(Code that draws figures):
>> start

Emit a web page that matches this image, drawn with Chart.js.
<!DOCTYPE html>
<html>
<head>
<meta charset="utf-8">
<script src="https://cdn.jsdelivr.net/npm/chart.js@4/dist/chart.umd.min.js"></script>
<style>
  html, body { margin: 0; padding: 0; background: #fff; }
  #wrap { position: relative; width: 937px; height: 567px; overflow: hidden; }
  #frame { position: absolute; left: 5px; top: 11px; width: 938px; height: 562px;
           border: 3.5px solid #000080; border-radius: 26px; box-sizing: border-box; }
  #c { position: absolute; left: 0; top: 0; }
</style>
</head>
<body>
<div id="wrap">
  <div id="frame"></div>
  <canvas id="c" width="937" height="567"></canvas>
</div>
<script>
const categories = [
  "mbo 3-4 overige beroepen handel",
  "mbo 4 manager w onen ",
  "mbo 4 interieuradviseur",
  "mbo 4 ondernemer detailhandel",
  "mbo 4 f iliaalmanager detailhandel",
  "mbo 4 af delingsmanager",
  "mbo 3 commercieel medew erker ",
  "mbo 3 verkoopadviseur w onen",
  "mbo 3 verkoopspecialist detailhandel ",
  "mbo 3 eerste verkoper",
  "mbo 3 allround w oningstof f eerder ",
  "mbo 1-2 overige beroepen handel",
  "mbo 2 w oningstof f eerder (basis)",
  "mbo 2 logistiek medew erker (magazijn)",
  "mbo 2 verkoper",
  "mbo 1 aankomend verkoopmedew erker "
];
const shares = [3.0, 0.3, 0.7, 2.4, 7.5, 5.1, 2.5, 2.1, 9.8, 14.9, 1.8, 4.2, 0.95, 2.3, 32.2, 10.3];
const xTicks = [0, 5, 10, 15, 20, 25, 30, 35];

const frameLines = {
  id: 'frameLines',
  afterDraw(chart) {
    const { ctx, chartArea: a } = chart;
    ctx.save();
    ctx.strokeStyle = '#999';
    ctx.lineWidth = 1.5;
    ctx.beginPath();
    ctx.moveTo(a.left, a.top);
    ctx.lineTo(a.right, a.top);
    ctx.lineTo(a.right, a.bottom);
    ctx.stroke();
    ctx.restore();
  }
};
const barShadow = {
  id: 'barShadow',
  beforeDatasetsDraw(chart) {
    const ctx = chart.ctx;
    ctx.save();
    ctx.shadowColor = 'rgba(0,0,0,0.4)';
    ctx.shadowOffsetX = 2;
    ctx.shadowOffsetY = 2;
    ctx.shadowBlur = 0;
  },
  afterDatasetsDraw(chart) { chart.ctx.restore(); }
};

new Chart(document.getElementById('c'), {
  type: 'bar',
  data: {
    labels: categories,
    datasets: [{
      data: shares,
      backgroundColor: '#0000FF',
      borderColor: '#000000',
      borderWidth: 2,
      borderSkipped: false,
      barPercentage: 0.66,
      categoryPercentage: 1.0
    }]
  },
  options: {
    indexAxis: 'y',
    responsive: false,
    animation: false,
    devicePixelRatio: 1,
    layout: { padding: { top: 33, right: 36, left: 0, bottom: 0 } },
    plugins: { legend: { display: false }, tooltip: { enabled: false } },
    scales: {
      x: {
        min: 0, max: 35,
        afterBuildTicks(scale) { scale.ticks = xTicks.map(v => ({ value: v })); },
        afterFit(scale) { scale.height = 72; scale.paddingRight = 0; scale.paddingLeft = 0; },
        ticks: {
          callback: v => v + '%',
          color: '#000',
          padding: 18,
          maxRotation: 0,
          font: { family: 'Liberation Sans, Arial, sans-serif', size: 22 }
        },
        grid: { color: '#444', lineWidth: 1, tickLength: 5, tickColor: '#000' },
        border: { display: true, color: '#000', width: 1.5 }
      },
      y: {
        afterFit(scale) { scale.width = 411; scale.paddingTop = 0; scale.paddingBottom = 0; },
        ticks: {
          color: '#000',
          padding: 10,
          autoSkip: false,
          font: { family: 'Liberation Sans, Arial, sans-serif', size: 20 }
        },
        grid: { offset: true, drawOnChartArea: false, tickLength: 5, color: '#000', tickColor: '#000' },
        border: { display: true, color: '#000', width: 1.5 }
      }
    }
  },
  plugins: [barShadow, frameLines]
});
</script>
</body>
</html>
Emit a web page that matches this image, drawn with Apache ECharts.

>> end

(THE PROBLEM): Report all lines of the data that include the word "matches".

(TASK SOLUTION):
Emit a web page that matches this image, drawn with Chart.js.
Emit a web page that matches this image, drawn with Apache ECharts.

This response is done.